Golden State Warriors star Stephen Curry is part of a consortium being assembled by billionaire businessman Michael Rubin to buy the Carolina Panthers, ESPN reported on Tuesday.
Rubin, the owner of the sports apparel retailer Fanatics, on Monday was one of three known bidders with the financial strength to be a majority owner who notified the NFL with a formal letter of intent required by the league.
The other two are hedge fund billionaire David Tepper and Ben Navarro, the Charleston, South Carolina-based founder and CEO of Sherman Financial Group.
Rubin also owns stakes in the 76ers, the NHL's New Jersey Devils and Crystal Palace of England's Premier League.
Rick Rothacker and Jim Morrill of the The Charlotte Observer report that Rubin has lined up another person with NBA ties in his group:
Michael Rubin, the e-commerce billionaire who is considering a bid for the Carolina Panthers, has lined up a deep-pocketed partner: the billionaire minority owner of the Brooklyn Nets basketball team, Joseph Tsai, sources familiar with the matter told the Observer.
Two sources told the Observer that rapper Sean “Diddy” Combs is also joining Rubin’s group, and another source said the owner of the Fanatics sports merchandise retailer is looking to build a diverse group that could include Combs as well as NBA star Steph Curry.
Three sources said Rubin has no plans to move the team out of Charlotte if he is chosen as the new owner. The sources talked on condition of anonymity because of the confidential nature of the sales process.
Curry expressed his interest in joining a potential ownership group in the Panthers, the team he grew up rooting for in Charlotte, when hip-hop mogul Combs tweeted his desire to buy the franchise in early December.
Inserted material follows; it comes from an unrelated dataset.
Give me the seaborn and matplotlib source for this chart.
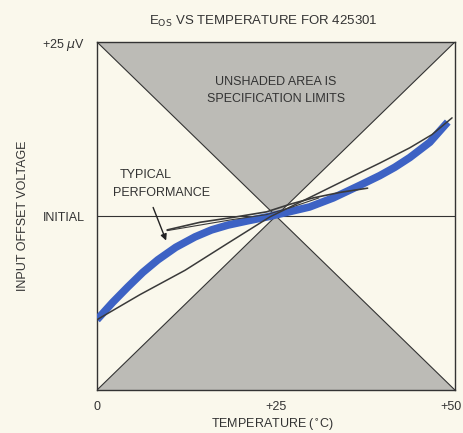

"It's a pretty interesting opportunity," Curry said several weeks later. "I've had conversations with plenty of people about the right way to go about it and kind of the different approaches I could personally take. Obviously I have a day job but I've got people that are plugged in and trying to see how to make that happen."
Curry and Combs would be high-profile members of what ESPN described as "a strong, diverse group" being assembled by Rubin, who has amassed an estimated fortune of $3 billion via various e-commerce enterprises. But even that mountain of cash would be seriously dented by the Panthers' $2.3 billion valuation.
The Panthers were put up for sale after the NFL's internal investigation into allegations of workplace misconduct by founding owner Jerry Richardson.